Founded in 1871 as the Cumberland Valley State Normal School, Shippensburg University is a member of Pennsylvania’s State System of Higher Education and school of choice to more than 7,000 students. While most are Pennsylvania residents, Ship has also attracted students from 15 nations and 20 other states.
Luis Melara has a B.S in Applied Mathematics with a Specialization in Computing from the University of California, Los Angeles and a M.A./Ph.D. in Computational and Applied Mathematics from Rice University. He completed a National Research Council Postdoctoral Fellowship at the National Institute of Standards & Technology. He joined the Ship Math Department in the Fall 2008. He has been the recipient of grants from the National Security Agency, National Science Foundation and Mathematical Association of America. In addition, he has been a faculty advisor in the Research Experience for Undergraduates Summer Program hosted by the Mathematical & Theoretical Biology Institute at Arizona State University from 2011-2013 and loves to engage on undergraduate research projects with Ship students. He is an active member of the Society of Industrial and Applied Mathematics (SIAM), a Life Member of the Society for Advancement of Hispanics/Chicanos and Native Americans in Science and a member of the Shippensburg University Chapter of Kappa Mu Epsilon Math Honor Society. Since January 2015, Dr. Melara is the Editor-in-Chief of the SIAM Undergraduate Research Online. In the Spring 2016, Dr. Melara will be a Fulbright-Nehru Scholar at the Indian Institute of Technology Bhubaneswar.
According to this report in The Slate Online, Associate professor of mathematics Luis Melara spent his Thursday night teaching students about his experience in IIT bhubaneswar.
During the spring 2016 semester, Melara could be found instructing linear algebra to freshmen engineering students at the prestigious Bhubaneswar campus of the Indian Institutes of Technology (ITT) through the Fulbright-Nehru Fellowship, named after India’s first prime minister. He noted that with an acceptance rate of about 0.5 percent, it is more than 12 times more difficult to get into than Harvard. One notable product of the IIT system is the current chief executive officer of Google, Sundar Pichai.

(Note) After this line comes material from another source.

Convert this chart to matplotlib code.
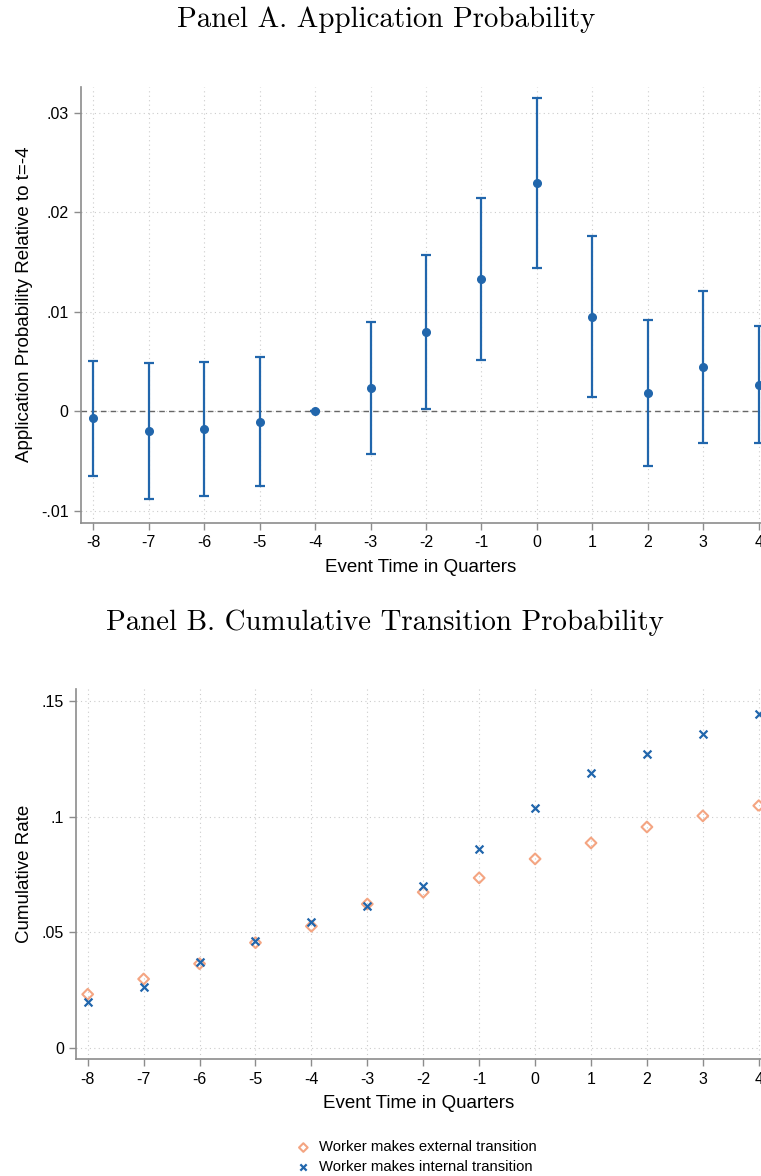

Melara was particularly interested in the Indian Fulbright program, which was jointly funded by the United States and host nation governments, because many of his colleagues in mathematics and related fields were from India.
“I was curious about why they have such a strong math background,” Melara said. He wanted to bring back a new perspective for his own students here in the U.S.
Not only has Melara internalized a new view for teaching his own courses, he shares many of the lessons he learned in speeches like those from Thursday night. The presentation was less technical in nature than his traditional class and dealt primarily with amusing anecdotes of the culture differences, some of which proved to be a barrier in the classroom.
Despite the fact that higher education in India is in English, Melara recounted two specific instances where he thought he and his students had found two different solutions to a math problem when they were actually saying the same thing in different words and gestures.
“Where we would say ‘one-half,’ they said ‘one by two,’” Melara said.
He also shared how different some things could be while others almost mirrored life in the U.S. For example, although India may still be under the influence of its caste system, which divides society into hereditarily-based classes, he shared that only 15 of his 160 students were female — a number that is eerily similar to female underrepresentation in engineering disciplines in the U.S. and nearly identical to the percentage of female engineering students in the United Kingdom only a decade ago.